When I was at university, we were taught about the Waterfall Model for developing software. Strangely enough, upon entering the workforce a few years later, it was nowhere in sight. Instead, feedback and change requests arrived well after development had started, and often conflicted with or even contradicted what was there initially. I was lucky enough to mostly work on projects that accommodated such changes fairly well, with the occasional refactoring. Of course, it wasn’t only luck: whoever created the architecture for those projects (at the time, not me) knew that change is inevitable, and built the system to prepare for it. If you are interested in creating an architecture that embraces future changes instead of resisting them, then this new book, Building Evolutionary Architectures, is for you.

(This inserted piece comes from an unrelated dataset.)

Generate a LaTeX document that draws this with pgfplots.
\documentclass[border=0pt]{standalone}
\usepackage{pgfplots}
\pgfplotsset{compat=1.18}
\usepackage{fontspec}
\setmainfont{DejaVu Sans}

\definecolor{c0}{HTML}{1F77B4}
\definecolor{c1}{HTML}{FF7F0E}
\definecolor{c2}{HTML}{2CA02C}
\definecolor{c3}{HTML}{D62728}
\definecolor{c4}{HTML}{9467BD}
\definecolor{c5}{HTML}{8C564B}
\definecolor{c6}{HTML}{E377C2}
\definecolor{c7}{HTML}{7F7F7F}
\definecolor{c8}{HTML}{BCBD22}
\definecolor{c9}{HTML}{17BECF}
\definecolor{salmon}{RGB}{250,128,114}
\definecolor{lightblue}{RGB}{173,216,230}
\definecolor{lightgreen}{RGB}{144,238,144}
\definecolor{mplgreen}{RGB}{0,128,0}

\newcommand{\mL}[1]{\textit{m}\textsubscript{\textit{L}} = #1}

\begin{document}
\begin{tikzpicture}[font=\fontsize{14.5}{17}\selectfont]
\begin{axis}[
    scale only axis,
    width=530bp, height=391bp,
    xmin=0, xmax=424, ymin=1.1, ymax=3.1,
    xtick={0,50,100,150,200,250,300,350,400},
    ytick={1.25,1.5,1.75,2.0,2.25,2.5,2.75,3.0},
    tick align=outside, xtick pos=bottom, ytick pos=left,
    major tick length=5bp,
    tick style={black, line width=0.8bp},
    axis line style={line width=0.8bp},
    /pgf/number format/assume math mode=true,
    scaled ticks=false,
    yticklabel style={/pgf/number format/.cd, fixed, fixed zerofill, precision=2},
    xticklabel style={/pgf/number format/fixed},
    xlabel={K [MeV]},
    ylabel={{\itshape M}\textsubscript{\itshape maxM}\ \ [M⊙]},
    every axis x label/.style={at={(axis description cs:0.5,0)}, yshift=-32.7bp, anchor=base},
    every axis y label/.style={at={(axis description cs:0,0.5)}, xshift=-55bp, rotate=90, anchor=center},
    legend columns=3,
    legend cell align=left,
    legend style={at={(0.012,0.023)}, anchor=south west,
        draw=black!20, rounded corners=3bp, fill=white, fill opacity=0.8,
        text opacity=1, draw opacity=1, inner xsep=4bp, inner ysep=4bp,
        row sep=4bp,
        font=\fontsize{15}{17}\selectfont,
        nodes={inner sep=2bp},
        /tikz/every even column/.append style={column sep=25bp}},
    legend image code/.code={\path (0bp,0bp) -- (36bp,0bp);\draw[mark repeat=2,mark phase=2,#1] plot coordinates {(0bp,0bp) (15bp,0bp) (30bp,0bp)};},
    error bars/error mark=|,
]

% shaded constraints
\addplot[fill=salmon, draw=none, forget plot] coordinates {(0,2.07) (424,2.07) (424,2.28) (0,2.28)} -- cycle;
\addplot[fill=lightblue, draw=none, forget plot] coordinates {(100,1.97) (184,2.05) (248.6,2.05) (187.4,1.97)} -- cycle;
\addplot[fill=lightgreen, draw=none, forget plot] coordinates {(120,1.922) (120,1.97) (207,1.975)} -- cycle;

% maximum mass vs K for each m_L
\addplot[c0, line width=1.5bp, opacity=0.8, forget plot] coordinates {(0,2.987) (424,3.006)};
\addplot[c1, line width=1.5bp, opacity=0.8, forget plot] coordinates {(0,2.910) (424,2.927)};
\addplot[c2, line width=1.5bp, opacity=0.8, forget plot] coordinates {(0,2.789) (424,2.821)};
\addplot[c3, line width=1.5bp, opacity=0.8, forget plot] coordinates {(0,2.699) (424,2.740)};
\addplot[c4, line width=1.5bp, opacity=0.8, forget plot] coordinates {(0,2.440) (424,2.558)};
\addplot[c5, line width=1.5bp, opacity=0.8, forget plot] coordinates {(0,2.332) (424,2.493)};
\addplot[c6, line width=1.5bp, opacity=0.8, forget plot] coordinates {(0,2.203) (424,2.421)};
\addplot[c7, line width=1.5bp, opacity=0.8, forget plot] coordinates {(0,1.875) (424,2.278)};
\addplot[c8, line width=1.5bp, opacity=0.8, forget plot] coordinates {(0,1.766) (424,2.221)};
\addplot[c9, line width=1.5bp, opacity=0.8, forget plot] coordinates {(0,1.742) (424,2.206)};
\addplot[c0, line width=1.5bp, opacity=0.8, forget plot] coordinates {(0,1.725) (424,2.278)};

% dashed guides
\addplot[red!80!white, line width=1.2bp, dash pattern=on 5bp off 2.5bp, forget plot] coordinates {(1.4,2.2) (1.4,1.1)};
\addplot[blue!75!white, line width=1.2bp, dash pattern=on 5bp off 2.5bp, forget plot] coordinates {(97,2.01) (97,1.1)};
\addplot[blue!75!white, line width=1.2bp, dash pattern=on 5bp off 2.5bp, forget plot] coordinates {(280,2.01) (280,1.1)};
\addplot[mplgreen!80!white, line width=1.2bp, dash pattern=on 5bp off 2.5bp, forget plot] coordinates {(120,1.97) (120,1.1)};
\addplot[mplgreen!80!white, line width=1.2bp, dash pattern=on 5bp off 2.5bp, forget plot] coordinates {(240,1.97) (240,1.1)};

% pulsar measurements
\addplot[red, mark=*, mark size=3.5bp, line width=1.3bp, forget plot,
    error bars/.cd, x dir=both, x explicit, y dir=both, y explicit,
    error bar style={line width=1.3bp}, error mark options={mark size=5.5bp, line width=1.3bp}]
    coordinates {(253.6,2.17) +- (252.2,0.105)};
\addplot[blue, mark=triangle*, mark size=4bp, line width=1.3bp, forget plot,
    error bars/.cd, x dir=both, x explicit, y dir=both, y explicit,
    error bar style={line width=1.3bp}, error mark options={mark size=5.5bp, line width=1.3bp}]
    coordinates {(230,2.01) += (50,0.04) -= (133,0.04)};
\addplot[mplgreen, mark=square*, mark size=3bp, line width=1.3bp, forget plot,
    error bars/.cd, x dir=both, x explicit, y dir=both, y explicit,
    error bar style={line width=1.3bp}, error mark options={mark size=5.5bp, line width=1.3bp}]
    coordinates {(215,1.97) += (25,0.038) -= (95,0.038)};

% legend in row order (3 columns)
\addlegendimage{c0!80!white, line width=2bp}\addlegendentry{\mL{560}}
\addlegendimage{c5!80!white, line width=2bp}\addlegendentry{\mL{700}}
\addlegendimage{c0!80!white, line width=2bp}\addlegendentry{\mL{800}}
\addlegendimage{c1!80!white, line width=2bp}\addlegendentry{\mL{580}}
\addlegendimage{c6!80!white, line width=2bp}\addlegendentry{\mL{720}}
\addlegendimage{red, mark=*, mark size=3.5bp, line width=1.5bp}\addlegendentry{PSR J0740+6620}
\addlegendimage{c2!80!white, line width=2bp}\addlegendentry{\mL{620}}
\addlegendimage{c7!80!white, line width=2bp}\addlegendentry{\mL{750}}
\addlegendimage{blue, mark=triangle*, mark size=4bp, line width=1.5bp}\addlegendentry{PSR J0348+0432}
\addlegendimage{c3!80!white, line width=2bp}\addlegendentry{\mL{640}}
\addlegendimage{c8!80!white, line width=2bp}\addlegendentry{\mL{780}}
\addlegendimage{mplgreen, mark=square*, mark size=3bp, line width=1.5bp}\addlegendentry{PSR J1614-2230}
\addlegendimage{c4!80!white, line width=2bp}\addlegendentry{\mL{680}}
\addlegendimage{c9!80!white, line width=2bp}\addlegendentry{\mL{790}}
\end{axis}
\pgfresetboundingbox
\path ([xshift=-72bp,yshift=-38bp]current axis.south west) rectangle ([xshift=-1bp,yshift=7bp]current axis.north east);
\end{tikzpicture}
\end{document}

The book starts with a definition of what software architecture actually is:

… analyzing business and domain requirements along with other important factors to find a solution that balances all concerns optimally.

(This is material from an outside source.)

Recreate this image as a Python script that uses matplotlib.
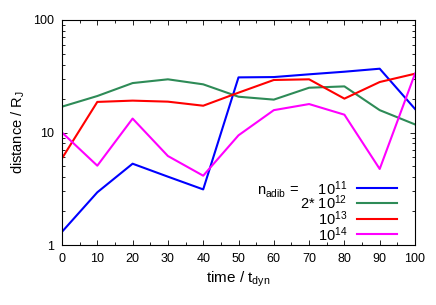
import matplotlib
matplotlib.use("Agg")
import matplotlib.pyplot as plt
from matplotlib.ticker import MultipleLocator, FixedLocator, NullFormatter, FixedFormatter

plt.rcParams['font.family'] = ['Liberation Sans', 'DejaVu Sans']
plt.rcParams['mathtext.default'] = 'regular'

time = [0, 10, 20, 30, 40, 50, 60, 70, 80, 90, 100]
d_1e11 = [1.31, 2.94, 5.28, 4.05, 3.12, 30.9, 31.1, 32.9, 34.7, 36.9, 16.2]
d_2e12 = [16.97, 21.1, 27.5, 29.7, 26.8, 20.8, 19.6, 25.0, 25.7, 15.8, 11.8]
d_1e13 = [5.89, 18.7, 19.2, 18.8, 17.3, 22.6, 29.3, 29.7, 20.0, 28.1, 33.3]
d_1e14 = [10.0, 5.07, 13.3, 6.18, 4.13, 9.44, 15.8, 17.9, 14.4, 4.74, 33.3]

labels = [r'n$_{adib}$ =     10$^{11}$', r'2* 10$^{12}$', r'10$^{13}$', r'10$^{14}$']
colors = ['#0000ff', '#2e8b57', '#ff0000', '#ff00ff']
series = [d_1e11, d_2e12, d_1e13, d_1e14]

fig = plt.figure(figsize=(4.36, 3.05), dpi=100)
ax = fig.add_axes([62/436, 60/305, 353/436, 225/305])

for s, c in zip(series, colors):
    ax.plot(time, s, color=c, lw=1.5)

ax.set_yscale('log')
ax.set_xlim(0, 100)
ax.set_ylim(1, 100)
ax.xaxis.set_major_locator(MultipleLocator(10))
ax.xaxis.set_minor_locator(MultipleLocator(5))
ax.yaxis.set_major_locator(FixedLocator([1, 10, 100]))
ax.yaxis.set_major_formatter(FixedFormatter(['1', '10', '100']))
minors = [m * 10**e for e in (0, 1) for m in range(2, 10)]
ax.yaxis.set_minor_locator(FixedLocator(minors))
ax.yaxis.set_minor_formatter(NullFormatter())

ax.tick_params(which='both', direction='in', top=True, right=True, width=0.6, labelsize=9)
ax.tick_params(which='major', length=3.5)
ax.tick_params(which='minor', length=2.0)
ax.tick_params(axis='x', pad=6)
ax.tick_params(axis='y', pad=6)
for sp in ax.spines.values():
    sp.set_linewidth(0.8)

ax.set_xlabel(r'time / t$_{dyn}$', fontsize=11, labelpad=3)
ax.set_ylabel(r'distance / R$_J$', fontsize=10.5, labelpad=4)

# key (gnuplot-style, right-justified text followed by sample line)
row_y = [187.7, 203.0, 219.0, 234.0]
for lab, c, yp in zip(labels, colors, row_y):
    fy = (245 - yp) / 225
    ax.text((347 - 62) / 353, fy - 6.5 / 225, lab, transform=ax.transAxes,
            ha='right', va='baseline', fontsize=10.5)
    ax.plot([(357 - 62) / 353, (397 - 62) / 353], [fy, fy], transform=ax.transAxes,
            color=c, lw=1.5, clip_on=False)

fig.savefig('out.png', dpi=100)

There are a ton of these “important factors”: e.g. accessibility, adaptability, configurability, and others. The authors refer to it as the long list of -ilities. They present a table with 52 -ilities, but there could easily be more.

Chapter 2 talks about fitness functions: these things evaluate how well your project caters to the “important factors”.

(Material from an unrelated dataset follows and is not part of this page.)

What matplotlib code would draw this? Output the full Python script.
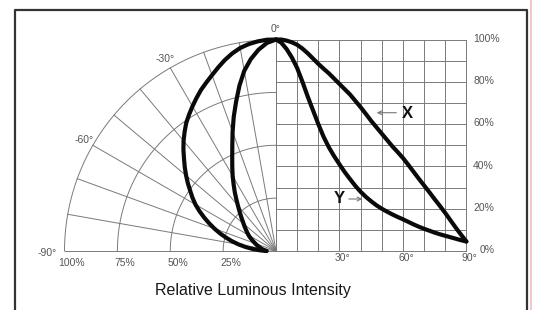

Chapter 3 is about making incremental changes. In order for an architecture to respond to changes favorably, these changes must be small.

Chapter 4 describes architectural coupling. It describes a variety of architectural styles, ranging from the infamous “big ball of mud” to full-blown microservices. I found this spectrum particularly interesting, as showed me where I am in terms of my own journey to architectural evolvability (for the record, most of the applications I’ve made are “modular monoliths”). It’s reassuring to know that I’m not at the bottom of the architectural barrel, but inspiring to see that I still have a long way to go.

Chapter 5 talks about the role of data in architecture, and how different approaches to data can help or hinder the evolvability of your architecture.

Chapter 6 describes building evolutionary architectures. Of course, it’s easier to start from scratch, but in the real world, we don’t always have this luxury. Often, we’ll be in the middle of an existing project that wasn’t necessarily architected with evolvability as a priority. This chapter deals with the challenge of working on such projects and offers options to make their architectures more evolvable.

Chapter 7 introduces architecture pitfalls and antipatterns: examples of what not to do.

Finally, Chapter 8 talks about the challenges of pursuing evolutionary architectures in practice, for example dealing with factors specific to your particular organization or team.